Assiste-t-on ces dernières années à des mutations ou des évolutions notables dans le comportement des lecteurs ? Quels ont été les derniers changements les plus marquants ?

Les changements notables concernent essentiellement en France le recul de la population des "grands lecteurs" : les personnes qui déclarent lire 20 ou 25 livres et plus au cours de l'année. Le nombre moyen de livres lus par lecteurs est en baisse régulière, si la pratique de lecture de livres ne disparaît pas dans la société française, on peut dire qu'elle tend à devenir plus occasionnelle du fait notamment du développement de la culture des écrans et des nouveaux écrans (jeux vidéo, ordinateurs). Entre 1973 et 2008, par exemple, le taux de Français âgés de 15 ans et plus déclarant lire 25 livres et plus au cours des 12 derniers mois est passé de près de 23% de la population à 11% : il a diminué de moitié alors que cette population de grands lecteurs est traditionnellement très active dans les librairies et les bibliothèques. On voit également se développer des pratiques de lecture segmentées, fragmentées, à l'occasion des pratiques de lecture numériques, en particulier des pratiques de lecture "en diagonale" sur Internet : pour s'informer, se distraire, communiquer, etc. La féminisation des pratiques de lecture de livre est enfin assez notable depuis le milieu des années 1980.
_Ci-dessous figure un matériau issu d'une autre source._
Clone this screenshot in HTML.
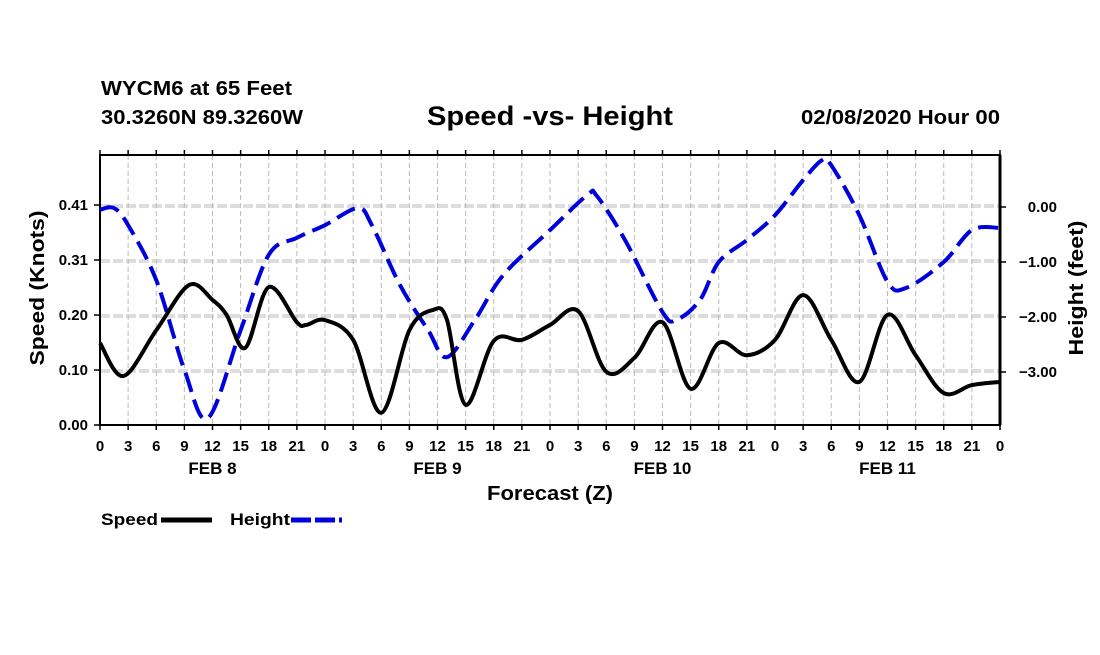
<!DOCTYPE html>
<html><head><meta charset="utf-8"><style>
body{margin:0;background:#fff;}
svg text{font-family:"Liberation Sans",sans-serif;font-weight:bold;fill:#000;}
</style></head><body>
<svg id="chart" width="1100" height="650" viewBox="0 0 1100 650">
<text x="101" y="95" font-size="20" textLength="191" lengthAdjust="spacingAndGlyphs">WYCM6 at 65 Feet</text>
<text x="101" y="124" font-size="20" textLength="202" lengthAdjust="spacingAndGlyphs">30.3260N 89.3260W</text>
<text x="427" y="125" font-size="27" textLength="246" lengthAdjust="spacingAndGlyphs">Speed -vs- Height</text>
<text x="801" y="124" font-size="20" textLength="199" lengthAdjust="spacingAndGlyphs">02/08/2020 Hour 00</text>
<g id="grid"></g>
<g id="axes"></g>
<g id="series"></g>
<text transform="translate(44,288) rotate(-90)" font-size="20" text-anchor="middle" textLength="155" lengthAdjust="spacingAndGlyphs">Speed (Knots)</text>
<text transform="translate(1083,288) rotate(-90)" font-size="20" text-anchor="middle" textLength="135" lengthAdjust="spacingAndGlyphs">Height (feet)</text>
<text x="487" y="500" font-size="20" textLength="126" lengthAdjust="spacingAndGlyphs">Forecast (Z)</text>
<g>
<text x="101" y="525" font-size="17" textLength="57" lengthAdjust="spacingAndGlyphs">Speed</text>
<line x1="161" y1="520" x2="212" y2="520" stroke="#000" stroke-width="5"/>
<text x="230" y="525" font-size="17" textLength="60" lengthAdjust="spacingAndGlyphs">Height</text>
<line x1="291" y1="520" x2="342" y2="520" stroke="#0000dd" stroke-width="5" stroke-dasharray="20,4"/>
</g>
</svg>
<script>
const speedHours=[0,2.5,6,9.5,12,13.5,15.5,18,21,22,24,27,30,33,35.5,37,39,42,45,48,51,54,57,60,63,66,69,72,75,78,81,84,87,90,93,96];
const speedValues=[0.154,0.092,0.178,0.263,0.235,0.207,0.145,0.259,0.193,0.188,0.197,0.16,0.023,0.178,0.216,0.198,0.038,0.158,0.16,0.188,0.214,0.10,0.126,0.193,0.068,0.154,0.131,0.16,0.244,0.16,0.081,0.207,0.131,0.06,0.075,0.081];
const heightHours=[0,1.5,3,6,9,11.5,15,18,21,24,27.5,29,32,35,37,40,43,48,52,53,56,60,61.5,64,66,69,72,75,77,78,81,84,86,90,93,96];
const heightValues=[-0.05,-0.02,-0.33,-1.33,-2.96,-3.84,-2.24,-0.87,-0.56,-0.33,-0.02,-0.33,-1.42,-2.24,-2.73,-2.05,-1.24,-0.42,0.22,0.2,-0.6,-1.91,-2.05,-1.69,-1.0,-0.6,-0.15,0.49,0.85,0.76,-0.15,-1.36,-1.47,-1.0,-0.42,-0.38];
const speedTicks=[0,0.1033,0.2066,0.31,0.4133];
const speedTickLabels=["0.00","0.10","0.20","0.31","0.41"];
const heightTicks=[0,-1,-2,-3];
const heightTickLabels=["0.00","\u22121.00","\u22122.00","\u22123.00"];
const hourLabels=["0","3","6","9","12","15","18","21"];
const dayLabels=["FEB 8","FEB 9","FEB 10","FEB 11"];

const L=100,R=1000,T=155,B=425;
const xS=h=>L+h*(R-L)/96;
const yS=v=>B-v*220/0.4133;
const yH=v=>207-v*55;
const NS="http://www.w3.org/2000/svg";
function mk(tag,parent,attrs){const e=document.createElementNS(NS,tag);for(const k in attrs)e.setAttribute(k,attrs[k]);parent.appendChild(e);return e;}
const grid=document.getElementById('grid'),axes=document.getElementById('axes'),series=document.getElementById('series');
for(let h=3;h<96;h+=3){
 const gl=mk('line',grid,{x1:xS(h),x2:xS(h),y1:T,y2:B,stroke:'#bbb','stroke-width':1,'stroke-dasharray':'5,3'});
 
 
}
speedTicks.slice(1).forEach(v=>{
 const gl=mk('line',grid,{x1:L,x2:R,y1:yS(v),y2:yS(v),stroke:'#bbb','stroke-width':1,'stroke-dasharray':'10,3'});
 
 
});
heightTicks.forEach(v=>{
 const gl=mk('line',grid,{x1:L,x2:R,y1:yH(v),y2:yH(v),stroke:'#bbb','stroke-width':1,'stroke-dasharray':'10,3'});
 
 
});
const frame=mk('rect',axes,{x:L,y:T,width:R-L,height:B-T,fill:'none',stroke:'#000','stroke-width':2});


mk('line',axes,{x1:R,x2:R,y1:T,y2:B,stroke:'#000','stroke-width':3});
speedTicks.forEach((v,i)=>{
 mk('line',axes,{x1:L-6,x2:L,y1:yS(v),y2:yS(v),stroke:'#000','stroke-width':1.5});
 const t=mk('text',axes,{x:L-12,y:yS(v)+5,'font-size':15,'text-anchor':'end'});
 t.textContent=speedTickLabels[i];
 
 
});
heightTicks.forEach((v,i)=>{
 mk('line',axes,{x1:R,x2:R+6,y1:yH(v),y2:yH(v),stroke:'#000','stroke-width':1.5});
 const t=mk('text',axes,{x:1057,y:yH(v)+5,'font-size':15,'text-anchor':'end'});
 t.textContent=heightTickLabels[i];
 
 
});
for(let h=0;h<=96;h+=3){
 mk('line',axes,{x1:xS(h),x2:xS(h),y1:B,y2:B+5,stroke:'#000','stroke-width':1.5});
 mk('line',axes,{x1:xS(h),x2:xS(h),y1:T-5,y2:T,stroke:'#000','stroke-width':1.5});
 const t=mk('text',axes,{x:xS(h),y:451,'font-size':15,'text-anchor':'middle'});
 t.textContent=hourLabels[(h/3)%8];
 
 
}
dayLabels.forEach((d,i)=>{
 const t=mk('text',axes,{x:xS(12+24*i),y:474,'font-size':17,'text-anchor':'middle'});
 t.textContent=d;
 
 
});
function path(hs,vs,ys){
 const p=hs.map((h,i)=>[xS(h),ys(vs[i])]);
 let d='M'+p[0][0]+','+p[0][1];
 for(let i=0;i<p.length-1;i++){
  const p0=p[Math.max(0,i-1)],p1=p[i],p2=p[i+1],p3=p[Math.min(p.length-1,i+2)];
  const c1=[p1[0]+(p2[0]-p0[0])/6,p1[1]+(p2[1]-p0[1])/6];
  const c2=[p2[0]-(p3[0]-p1[0])/6,p2[1]-(p3[1]-p1[1])/6];
  d+=` C${c1[0]},${c1[1]} ${c2[0]},${c2[1]} ${p2[0]},${p2[1]}`;
 }
 return d;
}
const hp=mk('path',series,{d:path(heightHours,heightValues,yH),fill:'none',stroke:'#0000dd','stroke-width':4,'stroke-dasharray':'20,8'});


const sp=mk('path',series,{d:path(speedHours,speedValues,yS),fill:'none',stroke:'#000','stroke-width':4});


</script>
</body></html>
Selon vous, que peut nous apprendre de la situation sociologique française la situation du marché du livre en France ?

Par rapport à d'autres secteurs (la musique enregistrée commercialisée de façon traditionnelle), le marché du livre résiste relativement bien même si les librairies indépendantes sont aujourd'hui à la peine du fait notamment des marges économiques limitées du produit livre et de l'augmentation du coût des loyers. Comme j'ai tenté de le dire, c'est un marché en mutation qui se recompose à la faveur des évolutions sociales et culturelles contemporaines : plus de lecteurs occasionnels, des changements dans la hiérarchie des genres appréciés, le développement de pratiques de lecture numériques ou d'autres activités de loisirs domestiques. Le marché du livre est au diapason de l'essor de l'éclectisme culturel et du phénomène de relâchement culturel qui caractérisent la soci été française.